Aber, so Söz­men, das müsse kein Nachteil sein: Die Uefa würde, wie auch die Fifa und das IOC, meist die eigenen Interessen über Demokratiebestrebungen der Ausrichterländer stellen. Vielmehr stelle der Bericht einen großen Pluspunkt der türkischen Bewerbung heraus: die bedingungslose Unterstützung aller steuerlichen und rechtlichen Forderungen der Uefa durch den Präsidenten.

Nur vier Fußballstadien

Der türkische Verbandspräsident Yıldırım Demirören lobt vor allem die umfassenden Investitionen in Infrastruktur und Stadien. Aber genau in dieser Frage hat der Bericht Kritik an der Türkei geübt. Für Spiele ab dem Viertelfinale seien nur vier Stadien im Nordwesten des Landes geeignet, zudem gebe es außerhalb Istanbuls und Antalyas nur begrenzte Hotelkapazitäten.

Das größte Fragezeichen steht jedoch hinter dem Transportwesen. Die Türkei plant Investitionen im Umfang von 17 Milliarden Euro in das bisher kaum ausgebaute Streckennetz für Schnellzüge. Ein Großteil davon soll erst in den kommenden Jahren fließen, was ein Hindernis für die Pläne bedeuten könnte. Infrastrukturprojekte in dieser Größenordnung werden meist an Joint Ventures mit ausländischen Bauunternehmen vergeben, die Garantien in Fremdwährungen ausgestellt bekommen. Durch den kürzlich rapiden Verfall der eigenen Währung verteuern sich Bauprojekte nun um ein Vielfaches.
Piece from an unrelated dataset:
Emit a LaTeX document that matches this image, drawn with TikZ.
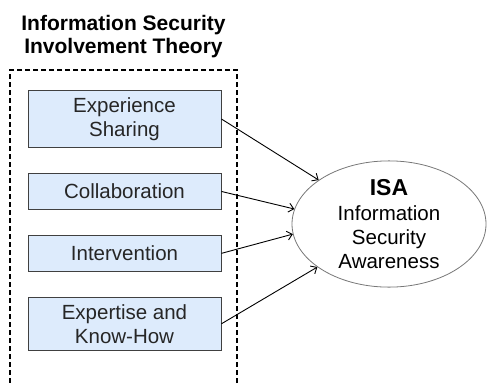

Nur oppositionelle Medien beschäftigten sich mit dem Evaluationsbericht der Uefa

Inwiefern die Krise in der Türkei in die Entscheidung der Uefa-Delegierten einfließt, ist schwer abzuschätzen. Der Evaluationsbericht erwähnt lediglich, dass die „aktuellen wirtschaftlichen Entwicklungen die geplanten öffentlichen Investitionen unter Druck setzen könnten“. Eine andere Frage ist, ob bei einer von extremen Preisanstiegen und wachsenden Arbeitslosigkeit gebeutelten Bevölkerung die Freude über ein Großturnier im eigenen Land überwiegt, oder doch eher der Frust über die verschwenderischen Ausgaben.

Bei seinem Deutschlandbesuch in der vergangenen Woche versuchte Finanzminister Berat Albayrak Vorbehalte wegzuwischen: Die Wirtschaft der Türkei sei stabil, die Stadien bereit. Und brachte damit das Mantra der türkischen Bewerbung auf den Punkt: Beton statt Bedenken.

Am Ende könnte dies vielleicht den Nerv der Entscheidungsträger treffen. Uefa-Präsident Aleksander Čeferin ließ zuletzt durchblicken, dass man sich nur ungern zu politischen Themen äußere. Die 17 Mitglieder des Exekutivkomitees treffen überdies ihre Entscheidung unabhängig vom Evaluationsbericht nach besten Wissen und Gewissen – was auch immer das bedeuten mag.

Ein Gewinner steht indes schon fest: Wenn Präsident Erdoğan am Donnerstagabend in Berlin landet, kann er sich entweder über einen der größten Prestigeerfolge seiner Regierungszeit freuen, oder mit einer Gratulation an den DFB den aktuellen Annäherungskurs an die deutsche Regierung untermauern.